Arthur Baker was Lance Corporal 4545959 East Yorkshire Regiment 2nd Battalion. His name appears on the Carr Gate Memorial.
The 2nd Battalion of the East Yorkshire Regiment served with the 8th Infantry Brigade attached to the 3rd Infantry Division throughout the whole war. After having been evacuated at Dunkirk the battalion invaded Normandy again in mid-1944 during the D Day landings. The 2nd Battalion landed on Sword beach on 6th June 1944 but with a heavy number of casualties. They took part in the attack on the Chateau de la Londe on 28th June, then on 7th July they supported the push towards Caen. On 18th July the battalion attacked the village of Touffreville which was on the road to Paris, being part of a larger operation called Operation Goodwood. An aerial bombardment was supposed to have prepared the way for the attack, however the bombs had missed Touffreville and the German forces were unscathed.
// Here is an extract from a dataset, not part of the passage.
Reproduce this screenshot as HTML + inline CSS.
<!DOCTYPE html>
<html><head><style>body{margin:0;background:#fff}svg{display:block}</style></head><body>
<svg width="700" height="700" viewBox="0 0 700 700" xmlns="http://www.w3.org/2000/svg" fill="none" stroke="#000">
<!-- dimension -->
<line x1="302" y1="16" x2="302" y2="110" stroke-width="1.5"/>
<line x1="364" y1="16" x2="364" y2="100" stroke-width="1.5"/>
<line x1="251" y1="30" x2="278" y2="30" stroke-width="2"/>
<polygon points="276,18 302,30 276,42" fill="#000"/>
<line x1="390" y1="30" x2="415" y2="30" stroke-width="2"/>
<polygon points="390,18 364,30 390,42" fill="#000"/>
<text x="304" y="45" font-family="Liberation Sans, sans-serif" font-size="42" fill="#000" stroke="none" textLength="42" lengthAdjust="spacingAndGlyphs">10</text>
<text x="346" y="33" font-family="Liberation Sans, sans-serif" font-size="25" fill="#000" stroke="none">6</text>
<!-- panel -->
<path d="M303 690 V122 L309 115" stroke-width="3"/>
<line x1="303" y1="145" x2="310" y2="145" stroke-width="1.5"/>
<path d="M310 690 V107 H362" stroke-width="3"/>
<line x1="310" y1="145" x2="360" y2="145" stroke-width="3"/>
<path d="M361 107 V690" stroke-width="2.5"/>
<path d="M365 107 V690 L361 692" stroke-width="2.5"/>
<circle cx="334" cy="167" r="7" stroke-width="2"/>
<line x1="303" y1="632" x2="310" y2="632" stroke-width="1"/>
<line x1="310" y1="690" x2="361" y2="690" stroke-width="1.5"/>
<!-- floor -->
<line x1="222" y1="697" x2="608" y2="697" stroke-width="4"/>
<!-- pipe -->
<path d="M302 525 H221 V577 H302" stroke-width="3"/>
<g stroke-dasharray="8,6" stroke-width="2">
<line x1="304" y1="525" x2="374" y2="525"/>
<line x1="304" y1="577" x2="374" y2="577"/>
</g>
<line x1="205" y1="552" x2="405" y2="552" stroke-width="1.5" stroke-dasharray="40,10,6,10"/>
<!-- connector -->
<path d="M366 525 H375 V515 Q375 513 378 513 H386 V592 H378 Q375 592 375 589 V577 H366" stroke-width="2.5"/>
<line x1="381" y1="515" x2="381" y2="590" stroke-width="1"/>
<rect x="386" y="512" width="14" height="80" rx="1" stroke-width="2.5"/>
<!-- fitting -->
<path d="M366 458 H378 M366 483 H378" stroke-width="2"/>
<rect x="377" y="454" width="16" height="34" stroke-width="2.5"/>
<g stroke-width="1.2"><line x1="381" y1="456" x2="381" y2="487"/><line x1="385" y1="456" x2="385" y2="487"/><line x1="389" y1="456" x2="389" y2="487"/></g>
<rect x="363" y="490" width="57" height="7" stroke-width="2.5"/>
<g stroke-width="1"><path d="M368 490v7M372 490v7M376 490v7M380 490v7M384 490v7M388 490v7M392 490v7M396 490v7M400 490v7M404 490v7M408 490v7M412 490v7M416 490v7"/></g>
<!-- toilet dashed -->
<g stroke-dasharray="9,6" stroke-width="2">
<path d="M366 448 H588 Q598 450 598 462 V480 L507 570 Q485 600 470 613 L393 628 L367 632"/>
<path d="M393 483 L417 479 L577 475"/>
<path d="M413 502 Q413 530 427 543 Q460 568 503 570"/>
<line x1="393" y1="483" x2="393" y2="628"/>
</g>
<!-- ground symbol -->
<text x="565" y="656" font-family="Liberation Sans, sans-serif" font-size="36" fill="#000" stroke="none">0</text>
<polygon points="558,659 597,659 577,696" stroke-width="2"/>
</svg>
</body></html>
Although they managed to take the village by 6pm, it was not without a cost with 104 casualties, one of whom was Arthur.
Arthur is buried in the Banneville-la-Campagne war cemetery.
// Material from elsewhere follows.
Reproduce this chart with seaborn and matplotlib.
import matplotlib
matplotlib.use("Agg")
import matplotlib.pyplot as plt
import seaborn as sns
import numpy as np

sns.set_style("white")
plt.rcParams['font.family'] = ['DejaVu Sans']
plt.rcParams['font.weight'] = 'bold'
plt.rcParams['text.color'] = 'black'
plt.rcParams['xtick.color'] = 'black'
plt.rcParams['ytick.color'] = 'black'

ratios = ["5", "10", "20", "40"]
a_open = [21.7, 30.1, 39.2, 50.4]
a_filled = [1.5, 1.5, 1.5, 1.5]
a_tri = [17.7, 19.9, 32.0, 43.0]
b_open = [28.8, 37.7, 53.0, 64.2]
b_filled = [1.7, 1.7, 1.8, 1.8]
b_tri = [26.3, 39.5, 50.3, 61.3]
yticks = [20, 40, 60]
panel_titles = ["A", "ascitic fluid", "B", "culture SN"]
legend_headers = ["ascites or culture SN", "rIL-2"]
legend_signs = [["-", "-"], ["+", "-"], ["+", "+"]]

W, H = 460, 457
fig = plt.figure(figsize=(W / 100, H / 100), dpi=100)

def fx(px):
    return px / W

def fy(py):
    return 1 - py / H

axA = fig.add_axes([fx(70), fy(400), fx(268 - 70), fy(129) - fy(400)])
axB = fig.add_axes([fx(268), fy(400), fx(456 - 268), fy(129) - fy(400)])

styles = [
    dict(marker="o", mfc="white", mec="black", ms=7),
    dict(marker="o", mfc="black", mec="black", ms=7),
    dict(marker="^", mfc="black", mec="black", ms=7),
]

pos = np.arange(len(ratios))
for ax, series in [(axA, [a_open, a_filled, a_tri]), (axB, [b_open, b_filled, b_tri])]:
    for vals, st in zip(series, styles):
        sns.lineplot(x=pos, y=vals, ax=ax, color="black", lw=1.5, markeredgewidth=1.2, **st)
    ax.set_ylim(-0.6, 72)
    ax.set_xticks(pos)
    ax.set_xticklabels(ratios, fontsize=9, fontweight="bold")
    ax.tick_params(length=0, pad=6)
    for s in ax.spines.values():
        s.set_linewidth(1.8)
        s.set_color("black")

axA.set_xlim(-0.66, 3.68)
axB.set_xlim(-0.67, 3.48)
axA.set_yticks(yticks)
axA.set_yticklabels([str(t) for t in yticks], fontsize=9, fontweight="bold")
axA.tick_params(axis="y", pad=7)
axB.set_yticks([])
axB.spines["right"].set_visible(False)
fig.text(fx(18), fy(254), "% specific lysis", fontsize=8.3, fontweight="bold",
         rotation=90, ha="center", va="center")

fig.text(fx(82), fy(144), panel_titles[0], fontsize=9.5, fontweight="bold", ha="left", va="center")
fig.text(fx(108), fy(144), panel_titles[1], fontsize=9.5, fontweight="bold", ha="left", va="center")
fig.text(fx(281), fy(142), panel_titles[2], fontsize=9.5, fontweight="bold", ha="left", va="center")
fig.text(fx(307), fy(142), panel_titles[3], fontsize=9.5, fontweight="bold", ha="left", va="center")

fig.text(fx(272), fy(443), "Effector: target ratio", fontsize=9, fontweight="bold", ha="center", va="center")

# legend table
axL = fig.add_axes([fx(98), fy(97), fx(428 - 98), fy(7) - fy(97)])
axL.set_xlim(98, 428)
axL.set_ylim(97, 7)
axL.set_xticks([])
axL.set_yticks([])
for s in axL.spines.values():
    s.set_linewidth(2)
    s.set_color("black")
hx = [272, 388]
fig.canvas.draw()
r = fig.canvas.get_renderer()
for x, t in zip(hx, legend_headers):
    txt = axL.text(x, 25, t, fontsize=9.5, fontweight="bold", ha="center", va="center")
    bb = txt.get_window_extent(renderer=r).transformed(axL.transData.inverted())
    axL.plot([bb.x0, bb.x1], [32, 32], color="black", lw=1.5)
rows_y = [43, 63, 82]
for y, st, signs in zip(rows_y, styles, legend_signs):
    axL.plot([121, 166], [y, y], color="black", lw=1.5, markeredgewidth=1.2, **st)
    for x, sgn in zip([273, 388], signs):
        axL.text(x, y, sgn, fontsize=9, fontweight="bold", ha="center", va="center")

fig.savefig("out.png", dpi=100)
The Wakefield Express printed the following obituary:
“MR ALBERT BAKER, late of Carr Gate, now residing at Dairy Farm, New Crofton, has received official news that his youngest son, L/Cpl Arthur Baker East Yorkshire Regiment, was killed in action in North West Europe on July 18th 1944.”
According to the memorial his family put in the same paper, Arthur’s brother William was also serving overseas as a Sergeant in the Royal Engineers.

Family Life

He was the son of Albert and Edith Annie Baker according to the Commonwealth War Graves Commission. Albert Baker had married Edith E Jackson in 1912. There were 8 children registered in Wakefield with mother’s maiden name of Jackson, the first in 1914 and the last in 1926. Arthur was registered in the June quarter of 1922. I believe his mother Edith died aged 42 in 1931. I found Albert Baker living at 25, Lawns Lane in the electoral rolls of 1938 and 1939. In the 1939 Register he was living there with son John born in 1919 and an iron moulder. There was also a closed record, presumably Arthur or one of his siblings.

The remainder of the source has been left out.